Ryan addresses the House. (Tom Williams, CQ Roll Call)
Ryan addresses the House. (Tom Williams, CQ Roll Call)

Paul D. Ryan said he took the job he didn’t want, speaker of the House, out of an obligation to help unify a fractured Republican Conference.  

The Wisconsin lawmaker’s immediate predecessor, John A. Boehner, said Sunday there was another compelling factor at play: God. “You have no choice, this isn’t about what you want to do, this is about what God wants you to do, and God told me he wants you to do this,” Boehner said he told Ryan a few weeks ago and recounted in an interview with CNN’s Dana Bash that aired on the “State of the Union” program.  

“I laid every ounce of Catholic guilt I could on him,” said Boehner, who like Ryan, is Roman Catholic.  

Resorting to higher powers to convince Ryan to take the job might seem a stretch, but perhaps there is no greater indication of how desperate things appeared after Majority Leader Kevin McCarthy dropped out of the race to replace Boehner on Oct. 8 and no viable alternative other than Ryan existed.  

“I knew he knew he didn’t want to do it,” Boehner said, “but it was obvious to me he was the right person for the job, and I did everything I could to convince him.”  

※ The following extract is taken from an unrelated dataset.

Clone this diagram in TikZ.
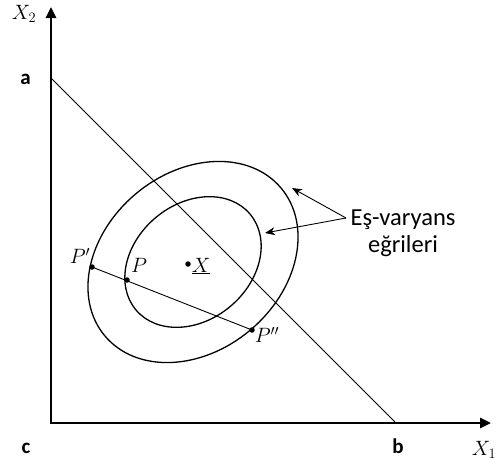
\documentclass[tikz,border=0pt]{standalone}
\usepackage{fontspec}
\setsansfont{Carlito}
\usetikzlibrary{arrows.meta}
\begin{document}
\begin{tikzpicture}[x=1pt,y=-1pt,
  axis/.style={line width=2.6pt, line join=miter, {Triangle[length=11pt,width=10pt]}-{Triangle[length=11pt,width=10pt]}},
  curve/.style={line width=1.3pt},
  thinline/.style={line width=0.9pt},
  dotpt/.style={circle, fill, inner sep=0pt, minimum size=5.5pt},
  mlab/.style={font=\fontsize{20.5}{24}\selectfont, inner sep=0pt},
  blab/.style={font=\sffamily\bfseries\fontsize{21}{24}\selectfont, anchor=base, inner sep=0pt},
  txt/.style={font=\sffamily\fontsize{24.5}{27}\selectfont, align=center, inner sep=0pt},
  ptr/.style={line width=0.9pt, -{Stealth[length=10pt,width=8pt]}}
]
\useasboundingbox (0,0) rectangle (498,466);
% axes
\coordinate (O) at (51,423);
\coordinate (Xend) at (491,423);
\coordinate (Yend) at (51,7);
\draw[axis] (Yend) -- (O) -- (Xend);
% budget line
\coordinate (A) at (51,78);
\coordinate (B) at (396,423);
\draw[thinline] (A) -- (B);
% iso-variance curves
\coordinate (C) at (193,262);
\draw[curve, rotate around={40:(C)}] (C) ellipse [x radius=115pt, y radius=89pt];
\draw[curve, rotate around={40:(C)}] (C) ellipse [x radius=74.5pt, y radius=58pt];
% points
\node[dotpt] (Pp) at (92,267) {};
\node[dotpt] (P) at (127,280) {};
\node[dotpt] (Ppp) at (252,330) {};
\node[dotpt] (X) at (188,264) {};
\draw[thinline] (Pp.center) -- (Ppp.center);
% labels
\node[mlab] (lPp) at (80,256) {$P'$};
\node[mlab] (lP) at (139,265) {$P$};
\node[mlab] (lX) at (201,266) {$\underline{X}$};
\node[mlab] (lPpp) at (267,335) {$P''$};
\node[mlab] (lX1) at (484,450) {$X_1$};
\node[mlab] (lX2) at (24,14) {$X_2$};
\node[blab] (la) at (25.5,84) {a};
\node[blab] (lb) at (398,453) {b};
\node[blab] (lc) at (26,453) {c};
% annotation
\node[txt] (T) at (403,233) {Eş-varyans\\eğrileri};
\coordinate (S) at (346,218);
\coordinate (T1) at (292,188);
\coordinate (T2) at (265,233);
\draw[ptr] (S) -- (T1);
\draw[ptr] (S) -- (T2);
\end{tikzpicture}
\end{document}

It is not all that surprising that Boehner would make a case to Ryan in religious terms. After all, the Ohio Republican and devout Catholic chose the day after Pope Francis’ historic address to a joint meeting of Congress to announce his resignation. And he suggested it served as a fitting bookend to his decades-long career in public service.  

On Ryan’s new job potentially making a bid for the presidency more difficult, Boehner said he thinks Ryan “got over” any White House ambitions he may have once held.  

“I think he would have liked to be president,” Boehner continued, “but I think he’s figured out God has another plan in mind for him.”  

In a separate interview with Bash that also aired Sunday on CNN’s “State of the Union,” Ryan said he’s comfortable with the job he now has.  

“If I really wanted to be president, I would have run in this cycle for the presidency,” the 2012 vice presidential nominee said. “I had the chance and opportunity to do so. I chose not to do that.”